##### Entries provided #####
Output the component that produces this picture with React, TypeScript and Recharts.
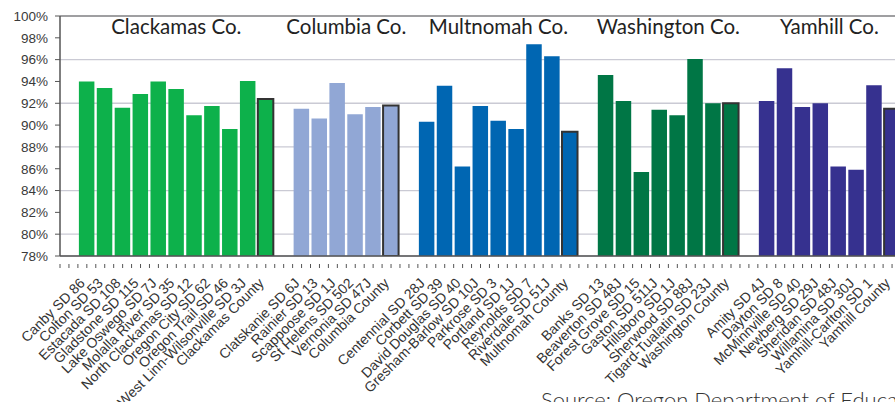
import React from 'react';
import {
  BarChart,
  Bar,
  XAxis,
  YAxis,
  CartesianGrid,
  Cell,
  ReferenceLine,
  ReferenceArea,
} from 'recharts';

// Graduation-style rates by district, grouped by county (last entry is the county total)
const clackamasNames = [
  'Canby SD 86', 'Colton SD 53', 'Estacada SD 108', 'Gladstone SD 115', 'Lake Oswego SD 7J',
  'Molalla River SD 35', 'North Clackamas SD 12', 'Oregon City SD 62', 'Oregon Trail SD 46',
  'West Linn-Wilsonville SD 3J', 'Clackamas County',
];
const clackamasValues = [94.0, 93.4, 91.6, 92.85, 94.0, 93.3, 90.9, 91.75, 89.65, 94.05, 92.4];

const columbiaNames = [
  'Clatskanie SD 6J', 'Rainier SD 13', 'Scappoose SD 1J', 'St Helens SD 502', 'Vernonia SD 47J',
  'Columbia County',
];
const columbiaValues = [91.5, 90.6, 93.85, 91.0, 91.65, 91.8];

const multnomahNames = [
  'Centennial SD 28J', 'Corbett SD 39', 'David Douglas SD 40', 'Gresham-Barlow SD 10J',
  'Parkrose SD 3', 'Portland SD 1J', 'Reynolds SD 7', 'Riverdale SD 51J', 'Multnomah County',
];
const multnomahValues = [90.3, 93.6, 86.2, 91.75, 90.4, 89.65, 97.4, 96.3, 89.4];

const washingtonNames = [
  'Banks SD 13', 'Beaverton SD 48J', 'Forest Grove SD 15', 'Gaston SD 511J', 'Hillsboro SD 1J',
  'Sherwood SD 88J', 'Tigard-Tualatin SD 23J', 'Washington County',
];
const washingtonValues = [94.6, 92.2, 85.7, 91.4, 90.9, 96.05, 92.0, 92.0];

const yamhillNames = [
  'Amity SD 4J', 'Dayton SD 8', 'McMinnville SD 40', 'Newberg SD 29J', 'Sheridan SD 48J',
  'Willamina SD 30J', 'Yamhill-Carlton SD 1', 'Yamhill County',
];
const yamhillValues = [92.2, 95.2, 91.65, 92.0, 86.2, 85.9, 93.65, 91.5];

const yTicks = [78, 80, 82, 84, 86, 88, 90, 92, 94, 96, 98, 100];

const groups = [
  { title: 'Clackamas Co.', names: clackamasNames, values: clackamasValues, color: '#0db14b' },
  { title: 'Columbia Co.', names: columbiaNames, values: columbiaValues, color: '#91a7d5' },
  { title: 'Multnomah Co.', names: multnomahNames, values: multnomahValues, color: '#0066b2' },
  { title: 'Washington Co.', names: washingtonNames, values: washingtonValues, color: '#007645' },
  { title: 'Yamhill Co.', names: yamhillNames, values: yamhillValues, color: '#36318f' },
];

// one empty slot before each county group
const rows: { key: string; label: string; value: number | null; color: string; total: boolean }[] = [];
groups.forEach((g, gi) => {
  rows.push({ key: `gap${gi}`, label: '', value: null, color: 'none', total: false });
  g.names.forEach((n, i) => {
    rows.push({ key: n, label: n, value: g.values[i], color: g.color, total: i === g.names.length - 1 });
  });
});

const CHART_W = 901;
const CHART_H = 402;
const Y_AXIS_W = 60;
const SLOT = (CHART_W - Y_AXIS_W) / rows.length;

const labelFont = '"Liberation Sans", Arial, sans-serif';
const titleFont = 'Lato, "Open Sans", sans-serif';

function XTick(props: any) {
  const { x, y, payload, index } = props;
  const row = rows[index] || rows.find((r) => r.key === payload.value);
  const isLast = index === rows.length - 1;
  return (
    <g>
      <line x1={x} x2={x} y1={y} y2={y + 4} stroke="#555" strokeWidth={1} />
      <line x1={x - SLOT / 2} x2={x - SLOT / 2} y1={y} y2={y + 4} stroke="#555" strokeWidth={1} />
      {isLast && <line x1={x + SLOT / 2} x2={x + SLOT / 2} y1={y} y2={y + 4} stroke="#555" strokeWidth={1} />}
      {row && row.label && (
        <g transform={`translate(${x - 1},${y + 20})`}>
          <text
            transform="rotate(-45)"
            textAnchor="end"
            fontSize={14}
            fontFamily={labelFont}
            fill="#333"
          >
            {row.label}
          </text>
        </g>
      )}
    </g>
  );
}

export default function App() {
  return (
    <div style={{ position: 'fixed', left: 0, top: 0, width: 895, height: 402, overflow: 'hidden', background: '#fff' }}>
      <BarChart
        width={CHART_W}
        height={CHART_H}
        data={rows}
        margin={{ top: 16, right: 0, left: 0, bottom: 6 }}
        barCategoryGap={0}
      >
        <CartesianGrid vertical={false} stroke="#cacad4" strokeWidth={1.3} />
        <XAxis
          dataKey="key"
          interval={0}
          height={140}
          tickLine={false}
          axisLine={{ stroke: '#555', strokeWidth: 1.5 }}
          tick={<XTick />}
        />
        <YAxis
          width={Y_AXIS_W}
          domain={[78, 100]}
          ticks={yTicks}
          allowDataOverflow
          tickFormatter={(v) => `${v}%`}
          tick={{ fontSize: 13.5, fill: '#3a3a3a', fontFamily: labelFont }}
          tickLine={{ stroke: '#555' }}
          tickSize={5}
          tickMargin={7}
          axisLine={{ stroke: '#555', strokeWidth: 1.5 }}
        />
        <ReferenceLine y={100} stroke="#8c8c8c" strokeWidth={1.5} />
        {groups.map((g) => (
          <ReferenceArea
            key={g.title}
            x1={g.names[0]}
            x2={g.names[g.names.length - 1]}
            fill="none"
            fillOpacity={0}
            stroke="none"
            label={{
              value: g.title,
              position: 'insideTop',
              offset: 3,
              fontSize: 20.5,
              fill: '#222',
              fontFamily: titleFont,
            }}
          />
        ))}
        <Bar dataKey="value" barSize={15.5} isAnimationActive={false}>
          {rows.map((r) => (
            <Cell
              key={r.key}
              fill={r.color}
              stroke={r.total ? '#333' : 'none'}
              strokeWidth={r.total ? 2 : 0}
            />
          ))}
        </Bar>
      </BarChart>
      <div
        style={{
          position: 'absolute',
          left: 541,
          top: 386,
          fontSize: 22,
          fontFamily: titleFont,
          fontWeight: 300,
          color: '#333',
          whiteSpace: 'nowrap',
        }}
      >
        Source: Oregon Department of Education
      </div>
    </div>
  );
}
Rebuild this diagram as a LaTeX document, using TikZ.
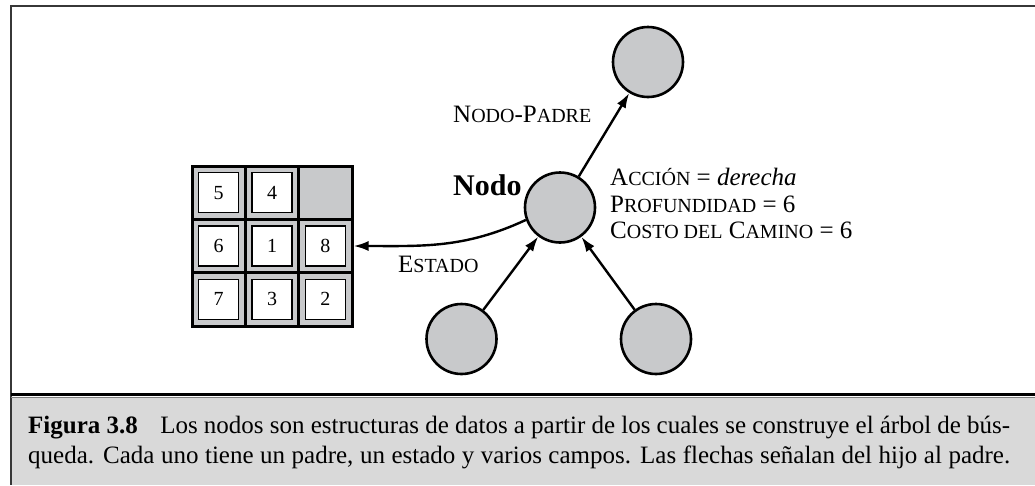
#####
What you will do >>
Return only those lines of the records that contain the string "React".

Answer to this exercise >>
Output the component that produces this picture with React, TypeScript and Recharts.
import React from 'react';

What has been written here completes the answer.